Rows from a dataset of charts and code
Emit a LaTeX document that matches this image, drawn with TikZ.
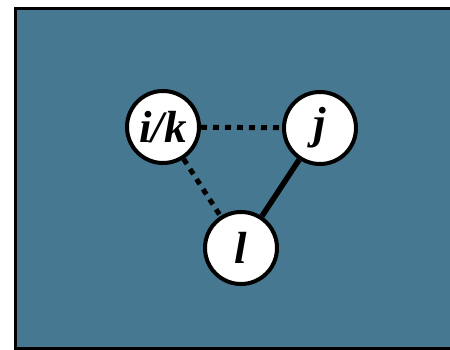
\documentclass[tikz,border=0pt]{standalone}
\usepackage{fontspec}
\setmainfont{Liberation Serif}

\definecolor{panelblue}{RGB}{71,120,145}

\tikzset{
  vertex/.style={circle, draw=black, fill=white, line width=4pt,
    minimum size=72pt, inner sep=0pt, font=\fontsize{45}{45}\selectfont\bfseries\itshape},
  weakedge/.style={black, line width=5pt, dash pattern=on 6pt off 6pt},
  strongedge/.style={black, line width=5.5pt}
}

\begin{document}
\begin{tikzpicture}[x=1pt, y=1pt]
            \useasboundingbox (0,0) rectangle (450,349);
            \filldraw[fill=panelblue, draw=black, line width=3pt] (15.5,0.5) rectangle (456,340.5);
            \node[vertex] (ik) at (163,222) {i/k};
            \node[vertex] (j) at (320,221) {j};
            \node[vertex] (l) at (241,101) {l};
            \draw[weakedge] (ik) -- (j);
            \draw[weakedge] (ik) -- (l);
            \draw[strongedge] (j) -- (l);
        \end{tikzpicture}
\end{document}
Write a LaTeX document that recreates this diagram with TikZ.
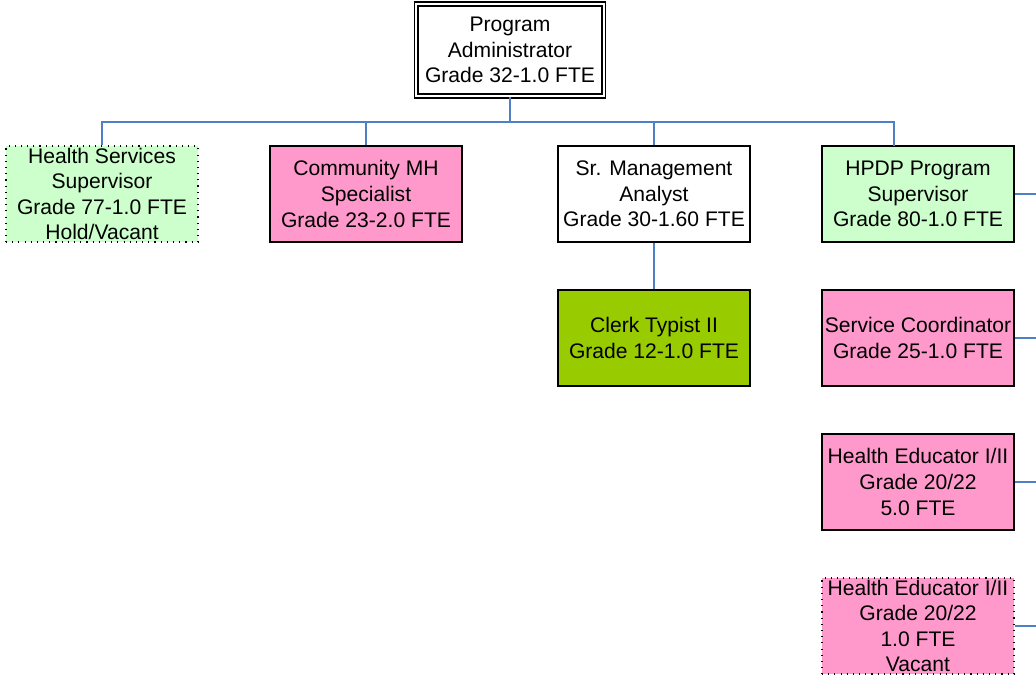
\documentclass[tikz,border=0pt]{standalone}
\usepackage{fontspec}
\setmainfont{Liberation Sans}
\definecolor{linkblue}{HTML}{4F7FC4}
\definecolor{postgreen}{HTML}{CCFFCC}
\definecolor{postpink}{HTML}{FF99CC}
\definecolor{clerkgreen}{HTML}{99CC00}
\begin{document}
\begin{tikzpicture}[x=0.025cm, y=-0.025cm,
  post/.style={draw, line width=0.9pt, minimum width=4.8cm, minimum height=2.4cm,
    inner sep=0pt, align=center, font=\fontsize{15}{18.2}\selectfont},
  vacant/.style={post, dash pattern=on 0.8pt off 3.6pt, line width=0.8pt},
  link/.style={draw=linkblue, line width=1pt}]
  \useasboundingbox (0,0) rectangle (1036,678);

  \node[post, double, double distance=1.4pt, line width=1.1pt,
    minimum width=4.68cm, minimum height=2.3cm] (admin) at (510,50)
    {Program\\Administrator\\Grade 32-1.0 FTE};

  \node[vacant, fill=postgreen] (hss) at (102,194) {Health Services\\Supervisor\\Grade 77-1.0 FTE\\Hold/Vacant};
  \node[post, fill=postpink] (cmh) at (366,194) {Community MH\\Specialist\\Grade 23-2.0 FTE};
  \node[post, fill=white] (sma) at (654,194) {Sr. Management\\Analyst\\Grade 30-1.60 FTE};
  \node[post, fill=postgreen] (hpdp) at (918,194) {HPDP Program\\Supervisor\\Grade 80-1.0 FTE};

  \node[post, fill=clerkgreen] (clerk) at (654,338) {Clerk Typist II\\Grade 12-1.0 FTE};
  \node[post, fill=postpink] (svc) at (918,338) {Service Coordinator\\Grade 25-1.0 FTE};
  \node[post, fill=postpink] (hed) at (918,482) {Health Educator I/II\\Grade 20/22\\5.0 FTE};
  \node[vacant, fill=postpink] (hedv) at (918,626) {Health Educator I/II\\Grade 20/22\\1.0 FTE\\Vacant};

  % bus under the administrator
  \coordinate (bus) at (510,122);
  \coordinate (hpdptop) at (894,146);
  \coordinate (edge) at (1036,0);

  \draw[link] (admin.south) -- (bus);
  \draw[link] (bus) -| (hss.north);
  \draw[link] (bus) -| (cmh.north);
  \draw[link] (bus) -| (sma.north);
  \draw[link] (bus) -| (hpdptop);
  \draw[link] (sma.south) -- (clerk.north);

  % stubs leaving the page on the right
  \draw[link] (hpdp.east) -- (hpdp.east -| edge);
  \draw[link] (svc.east) -- (svc.east -| edge);
  \draw[link] (hed.east) -- (hed.east -| edge);
  \draw[link] (hedv.east) -- (hedv.east -| edge);
\end{tikzpicture}
\end{document}
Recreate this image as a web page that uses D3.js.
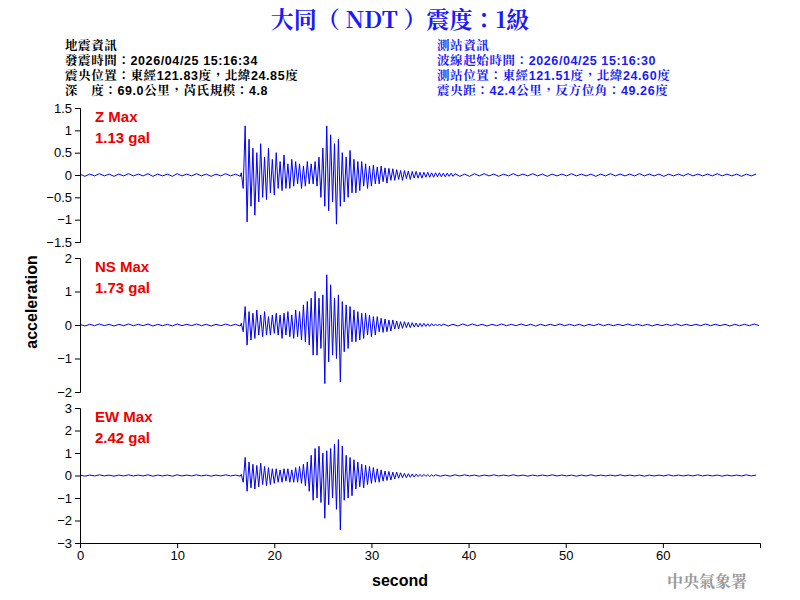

_Exercise description_: Return the entries unchanged, save for the pictures, which do not belong in the copy.

_Reply to the exercise_:
Emit a LaTeX document that matches this image, drawn with TikZ.
\documentclass[tikz,border=0pt]{standalone}
\usepackage{fontspec}
\setmainfont{Liberation Serif}

\definecolor{panelblue}{RGB}{71,120,145}

\tikzset{
  vertex/.style={circle, draw=black, fill=white, line width=4pt,
    minimum size=72pt, inner sep=0pt, font=\fontsize{45}{45}\selectfont\bfseries\itshape},
  weakedge/.style={black, line width=5pt, dash pattern=on 6pt off 6pt},
  strongedge/.style={black, line width=5.5pt}
}

\begin{document}
\begin{tikzpicture}[x=1pt, y=1pt]
            \useasboundingbox (0,0) rectangle (450,349);
            \filldraw[fill=panelblue, draw=black, line width=3pt] (15.5,0.5) rectangle (456,340.5);
            \node[vertex] (ik) at (163,222) {i/k};
            \node[vertex] (j) at (320,221) {j};
            \node[vertex] (l) at (241,101) {l};
            \draw[weakedge] (ik) -- (j);
            \draw[weakedge] (ik) -- (l);
            \draw[strongedge] (j) -- (l);
        \end{tikzpicture}
\end{document}
Write a LaTeX document that recreates this diagram with TikZ.
\documentclass[tikz,border=0pt]{standalone}
\usepackage{fontspec}
\setmainfont{Liberation Sans}
\definecolor{linkblue}{HTML}{4F7FC4}
\definecolor{postgreen}{HTML}{CCFFCC}
\definecolor{postpink}{HTML}{FF99CC}
\definecolor{clerkgreen}{HTML}{99CC00}
\begin{document}
\begin{tikzpicture}[x=0.025cm, y=-0.025cm,
  post/.style={draw, line width=0.9pt, minimum width=4.8cm, minimum height=2.4cm,
    inner sep=0pt, align=center, font=\fontsize{15}{18.2}\selectfont},
  vacant/.style={post, dash pattern=on 0.8pt off 3.6pt, line width=0.8pt},
  link/.style={draw=linkblue, line width=1pt}]
  \useasboundingbox (0,0) rectangle (1036,678);

  \node[post, double, double distance=1.4pt, line width=1.1pt,
    minimum width=4.68cm, minimum height=2.3cm] (admin) at (510,50)
    {Program\\Administrator\\Grade 32-1.0 FTE};

  \node[vacant, fill=postgreen] (hss) at (102,194) {Health Services\\Supervisor\\Grade 77-1.0 FTE\\Hold/Vacant};
  \node[post, fill=postpink] (cmh) at (366,194) {Community MH\\Specialist\\Grade 23-2.0 FTE};
  \node[post, fill=white] (sma) at (654,194) {Sr. Management\\Analyst\\Grade 30-1.60 FTE};
  \node[post, fill=postgreen] (hpdp) at (918,194) {HPDP Program\\Supervisor\\Grade 80-1.0 FTE};

  \node[post, fill=clerkgreen] (clerk) at (654,338) {Clerk Typist II\\Grade 12-1.0 FTE};
  \node[post, fill=postpink] (svc) at (918,338) {Service Coordinator\\Grade 25-1.0 FTE};
  \node[post, fill=postpink] (hed) at (918,482) {Health Educator I/II\\Grade 20/22\\5.0 FTE};
  \node[vacant, fill=postpink] (hedv) at (918,626) {Health Educator I/II\\Grade 20/22\\1.0 FTE\\Vacant};

  % bus under the administrator
  \coordinate (bus) at (510,122);
  \coordinate (hpdptop) at (894,146);
  \coordinate (edge) at (1036,0);

  \draw[link] (admin.south) -- (bus);
  \draw[link] (bus) -| (hss.north);
  \draw[link] (bus) -| (cmh.north);
  \draw[link] (bus) -| (sma.north);
  \draw[link] (bus) -| (hpdptop);
  \draw[link] (sma.south) -- (clerk.north);

  % stubs leaving the page on the right
  \draw[link] (hpdp.east) -- (hpdp.east -| edge);
  \draw[link] (svc.east) -- (svc.east -| edge);
  \draw[link] (hed.east) -- (hed.east -| edge);
  \draw[link] (hedv.east) -- (hedv.east -| edge);
\end{tikzpicture}
\end{document}
Recreate this image as a web page that uses D3.js.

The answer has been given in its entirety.